-- start SUPPLIED RECORDS --

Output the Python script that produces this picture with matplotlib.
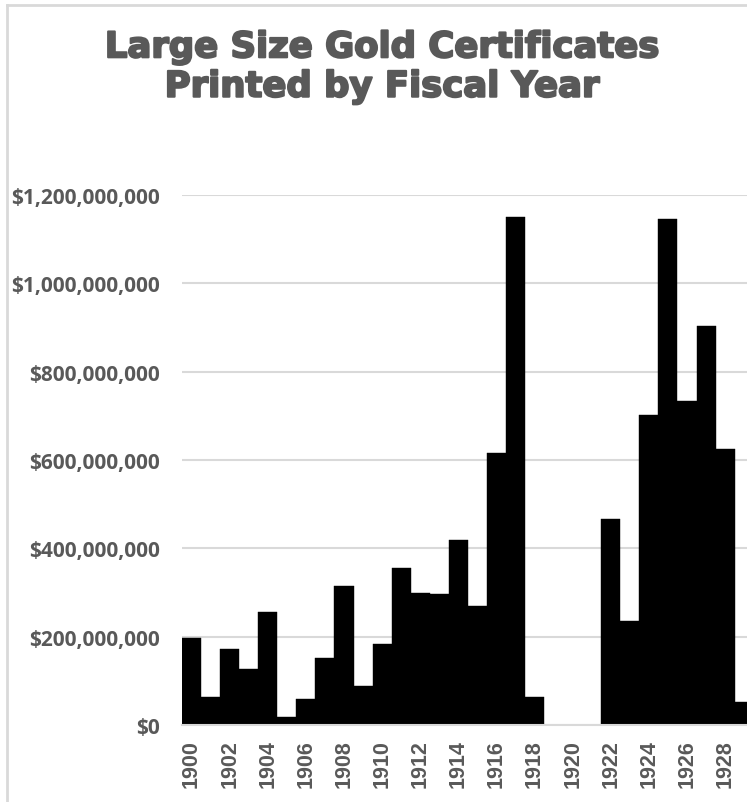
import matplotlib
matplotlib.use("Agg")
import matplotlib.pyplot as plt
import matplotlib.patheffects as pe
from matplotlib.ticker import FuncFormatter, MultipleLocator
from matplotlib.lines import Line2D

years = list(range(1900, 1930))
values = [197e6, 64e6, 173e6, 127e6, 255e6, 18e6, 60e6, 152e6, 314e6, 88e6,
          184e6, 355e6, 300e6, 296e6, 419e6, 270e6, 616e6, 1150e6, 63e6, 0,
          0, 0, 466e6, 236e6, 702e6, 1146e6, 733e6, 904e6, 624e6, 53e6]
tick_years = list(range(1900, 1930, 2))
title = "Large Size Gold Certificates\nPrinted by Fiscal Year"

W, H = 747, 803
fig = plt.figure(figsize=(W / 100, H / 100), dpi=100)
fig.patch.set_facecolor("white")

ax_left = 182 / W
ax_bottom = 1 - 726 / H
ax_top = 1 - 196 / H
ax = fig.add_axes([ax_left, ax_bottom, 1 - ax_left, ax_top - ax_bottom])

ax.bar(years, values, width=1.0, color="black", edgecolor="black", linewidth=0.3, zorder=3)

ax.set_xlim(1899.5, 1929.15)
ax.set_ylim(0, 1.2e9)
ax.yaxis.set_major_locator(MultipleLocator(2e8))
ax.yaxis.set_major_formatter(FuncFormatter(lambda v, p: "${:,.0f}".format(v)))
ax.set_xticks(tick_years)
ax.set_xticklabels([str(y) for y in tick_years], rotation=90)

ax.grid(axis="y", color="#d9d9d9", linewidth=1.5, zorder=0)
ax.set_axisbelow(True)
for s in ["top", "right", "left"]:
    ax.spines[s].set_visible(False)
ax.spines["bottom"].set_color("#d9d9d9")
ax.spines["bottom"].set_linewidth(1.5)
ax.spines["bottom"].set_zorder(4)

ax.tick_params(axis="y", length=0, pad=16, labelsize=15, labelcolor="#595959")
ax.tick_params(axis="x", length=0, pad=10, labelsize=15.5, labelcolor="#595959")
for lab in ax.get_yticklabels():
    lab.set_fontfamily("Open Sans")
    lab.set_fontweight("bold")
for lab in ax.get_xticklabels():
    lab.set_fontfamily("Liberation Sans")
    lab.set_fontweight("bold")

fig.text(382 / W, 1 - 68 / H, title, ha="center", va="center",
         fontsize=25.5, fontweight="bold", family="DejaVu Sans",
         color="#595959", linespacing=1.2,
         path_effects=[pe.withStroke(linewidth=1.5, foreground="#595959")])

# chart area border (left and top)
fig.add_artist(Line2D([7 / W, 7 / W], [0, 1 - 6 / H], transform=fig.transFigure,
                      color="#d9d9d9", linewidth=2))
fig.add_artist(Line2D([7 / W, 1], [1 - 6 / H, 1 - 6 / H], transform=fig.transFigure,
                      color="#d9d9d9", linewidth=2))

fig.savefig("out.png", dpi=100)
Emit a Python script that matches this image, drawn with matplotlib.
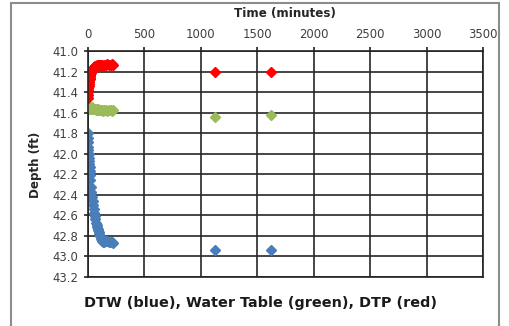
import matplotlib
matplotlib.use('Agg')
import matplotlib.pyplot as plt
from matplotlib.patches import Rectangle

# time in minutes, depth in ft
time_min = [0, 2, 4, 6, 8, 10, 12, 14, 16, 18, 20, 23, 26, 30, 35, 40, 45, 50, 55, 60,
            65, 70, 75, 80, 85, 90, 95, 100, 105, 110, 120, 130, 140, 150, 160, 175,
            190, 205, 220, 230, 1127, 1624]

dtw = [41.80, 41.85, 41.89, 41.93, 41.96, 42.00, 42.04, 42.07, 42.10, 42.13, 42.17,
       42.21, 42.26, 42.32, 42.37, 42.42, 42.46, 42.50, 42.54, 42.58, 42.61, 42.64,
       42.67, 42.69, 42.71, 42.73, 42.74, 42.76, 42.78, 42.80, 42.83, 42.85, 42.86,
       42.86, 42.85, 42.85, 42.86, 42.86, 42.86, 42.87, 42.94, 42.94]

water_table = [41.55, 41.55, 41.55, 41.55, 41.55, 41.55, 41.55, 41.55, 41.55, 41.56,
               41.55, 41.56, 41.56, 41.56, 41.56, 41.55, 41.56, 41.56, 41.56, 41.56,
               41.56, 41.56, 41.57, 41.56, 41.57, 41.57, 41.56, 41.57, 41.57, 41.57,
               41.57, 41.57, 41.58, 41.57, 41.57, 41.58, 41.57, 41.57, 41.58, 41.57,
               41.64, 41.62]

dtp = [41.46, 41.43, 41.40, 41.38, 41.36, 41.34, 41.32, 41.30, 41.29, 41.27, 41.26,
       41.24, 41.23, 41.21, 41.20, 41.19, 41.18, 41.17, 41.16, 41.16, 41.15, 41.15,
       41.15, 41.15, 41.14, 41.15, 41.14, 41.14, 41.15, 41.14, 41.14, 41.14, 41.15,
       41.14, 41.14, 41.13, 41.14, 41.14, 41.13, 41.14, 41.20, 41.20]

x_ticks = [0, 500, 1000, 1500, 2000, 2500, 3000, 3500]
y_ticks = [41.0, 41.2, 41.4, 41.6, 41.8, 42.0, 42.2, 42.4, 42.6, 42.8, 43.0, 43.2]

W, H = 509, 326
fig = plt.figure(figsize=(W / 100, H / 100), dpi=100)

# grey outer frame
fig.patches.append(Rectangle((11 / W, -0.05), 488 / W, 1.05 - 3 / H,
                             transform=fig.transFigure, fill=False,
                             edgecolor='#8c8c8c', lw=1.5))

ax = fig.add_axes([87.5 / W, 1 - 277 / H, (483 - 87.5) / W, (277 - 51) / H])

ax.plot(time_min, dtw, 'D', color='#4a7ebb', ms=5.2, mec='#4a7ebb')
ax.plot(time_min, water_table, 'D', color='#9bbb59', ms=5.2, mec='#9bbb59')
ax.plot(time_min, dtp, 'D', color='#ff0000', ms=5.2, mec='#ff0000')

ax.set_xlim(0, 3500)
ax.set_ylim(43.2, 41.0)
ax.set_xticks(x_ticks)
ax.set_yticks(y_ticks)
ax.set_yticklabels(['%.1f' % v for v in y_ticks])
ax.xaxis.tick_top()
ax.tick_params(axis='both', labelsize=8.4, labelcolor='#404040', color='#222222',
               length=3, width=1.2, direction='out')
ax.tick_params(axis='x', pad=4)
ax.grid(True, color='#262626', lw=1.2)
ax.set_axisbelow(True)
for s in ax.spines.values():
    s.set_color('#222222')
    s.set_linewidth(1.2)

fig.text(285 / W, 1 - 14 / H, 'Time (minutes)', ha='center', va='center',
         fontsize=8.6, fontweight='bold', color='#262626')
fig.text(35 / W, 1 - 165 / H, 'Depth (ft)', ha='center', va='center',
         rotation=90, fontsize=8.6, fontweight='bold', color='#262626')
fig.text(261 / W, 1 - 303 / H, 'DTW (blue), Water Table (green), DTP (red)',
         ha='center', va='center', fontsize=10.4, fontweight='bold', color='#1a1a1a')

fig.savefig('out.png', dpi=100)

-- end SUPPLIED RECORDS --

### WHAT YOU NEED TO DO
Lines from the one with "Emit a Python" through the one with "41.14, 41.14, 41.13, 41.14, 41.14, 41.13, 41.14, 41.20, 41.20]" are the only ones to quote. Quote them exactly and leave out pictures.

### WRITTEN SOLUTION
Emit a Python script that matches this image, drawn with matplotlib.
import matplotlib
matplotlib.use('Agg')
import matplotlib.pyplot as plt
from matplotlib.patches import Rectangle

# time in minutes, depth in ft
time_min = [0, 2, 4, 6, 8, 10, 12, 14, 16, 18, 20, 23, 26, 30, 35, 40, 45, 50, 55, 60,
            65, 70, 75, 80, 85, 90, 95, 100, 105, 110, 120, 130, 140, 150, 160, 175,
            190, 205, 220, 230, 1127, 1624]

dtw = [41.80, 41.85, 41.89, 41.93, 41.96, 42.00, 42.04, 42.07, 42.10, 42.13, 42.17,
       42.21, 42.26, 42.32, 42.37, 42.42, 42.46, 42.50, 42.54, 42.58, 42.61, 42.64,
       42.67, 42.69, 42.71, 42.73, 42.74, 42.76, 42.78, 42.80, 42.83, 42.85, 42.86,
       42.86, 42.85, 42.85, 42.86, 42.86, 42.86, 42.87, 42.94, 42.94]

water_table = [41.55, 41.55, 41.55, 41.55, 41.55, 41.55, 41.55, 41.55, 41.55, 41.56,
               41.55, 41.56, 41.56, 41.56, 41.56, 41.55, 41.56, 41.56, 41.56, 41.56,
               41.56, 41.56, 41.57, 41.56, 41.57, 41.57, 41.56, 41.57, 41.57, 41.57,
               41.57, 41.57, 41.58, 41.57, 41.57, 41.58, 41.57, 41.57, 41.58, 41.57,
               41.64, 41.62]

dtp = [41.46, 41.43, 41.40, 41.38, 41.36, 41.34, 41.32, 41.30, 41.29, 41.27, 41.26,
       41.24, 41.23, 41.21, 41.20, 41.19, 41.18, 41.17, 41.16, 41.16, 41.15, 41.15,
       41.15, 41.15, 41.14, 41.15, 41.14, 41.14, 41.15, 41.14, 41.14, 41.14, 41.15,
       41.14, 41.14, 41.13, 41.14, 41.14, 41.13, 41.14, 41.20, 41.20]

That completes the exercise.